Why hackers launch IPv6 DDoS Attacks
For hackers developing DDoS attack tools, IPv6 not only introduces an additional attack vector but greater attack volume. IPv4 provides approximately 4.3 billion unique 32-bit IP addresses while IPv6 uses 128-bit addresses and gives attackers over 340 undecillion addresses to play with.
In terms of tracking and blocking, this makes a strict blacklist on a per-IP basis much harder to scale, since the number of addresses is infinitely larger. Blacklist operators, such as Spamhaus, are aware that spammers, for example, could easily launch a spread-spectrum spamming campaign using a different IP address for every message and are trying to find a practical solution. The same tactic can be used in IPv6 DDoS attacks to make filtering malicious traffic increasingly difficult. Implementing packet filter rules in IPv6 firewalls is already hard enough, as packets can contain several types of headers.

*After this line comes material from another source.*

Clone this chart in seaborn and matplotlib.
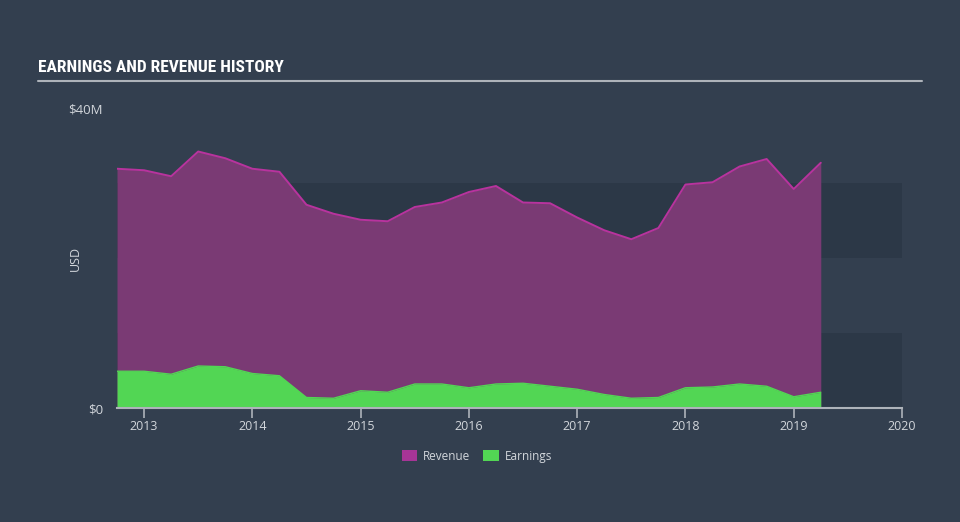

On the plus side, IPv6 will provide the ability to build considerably more accurate whitelists, since it reduces the need for network address translation and provides addresses that are routable all the way to the end device.
Another area that hackers can exploit in an enterprise IPv6 network is the relatively sparse address space. For example, one IPv6 DDoS attack technique involves sending traffic addressed to random addresses in a network and hoping that many of those addresses don't actually exist. This causes a broadcast storm on the physical network, which ties up the router that has to send out requests asking for the Layer 2 address that handles the non-existent destination IP address. On an IPv6 network the number of available addresses is dramatically higher, so the amplification of the attack is greatly increased and the chance of a host actually existing at the address that is being used in the attack is almost zero. To tackle this particular problem, administrators need to configure routers with a black-hole route for addresses not actively being used on the network while using longest prefix-match specific routes for each real endpoint. This ensures traffic addressed to a real endpoint will be forwarded to its destination and traffic addressed to other addresses will be dropped by the black hole.
IPv6 attacks inevitable: Get prepared
As IPv6 comes to represent an increasingly larger part of an enterprise's network, its exposure to all forms of IPv6 DDoS attacks will increase. Administrators need to familiarize themselves now with the Secure Neighbor Discovery (SEND) protocol, which can counter some potential IPv6 DDoS attack techniques; an IPv6 node use the Neighbor Discovery (ND) protocol to discover other network nodes but is susceptible to malicious interference.
Many tools can be used to monitor network settings, for example NDPWatch keeps a database of Ethernet versus IPv6 address pairings and reports any abnormal changes to those pairings via email. The Neighbor Discovery Protocol Monitor (NDPMon) monitors the local network and reports any suspicious anomalies in the function of nodes using ND messages while the THC IPv6 Attack Toolkit can be used to get a better understanding of how a network handles IPv6 traffic that is potentially malicious.
IPv6 has been a long time coming, but adoption is speeding up and will hit a tipping point in the not-too-distant future. Now is the time to prepare network defenses to handle IPv6-based DDoS attacks.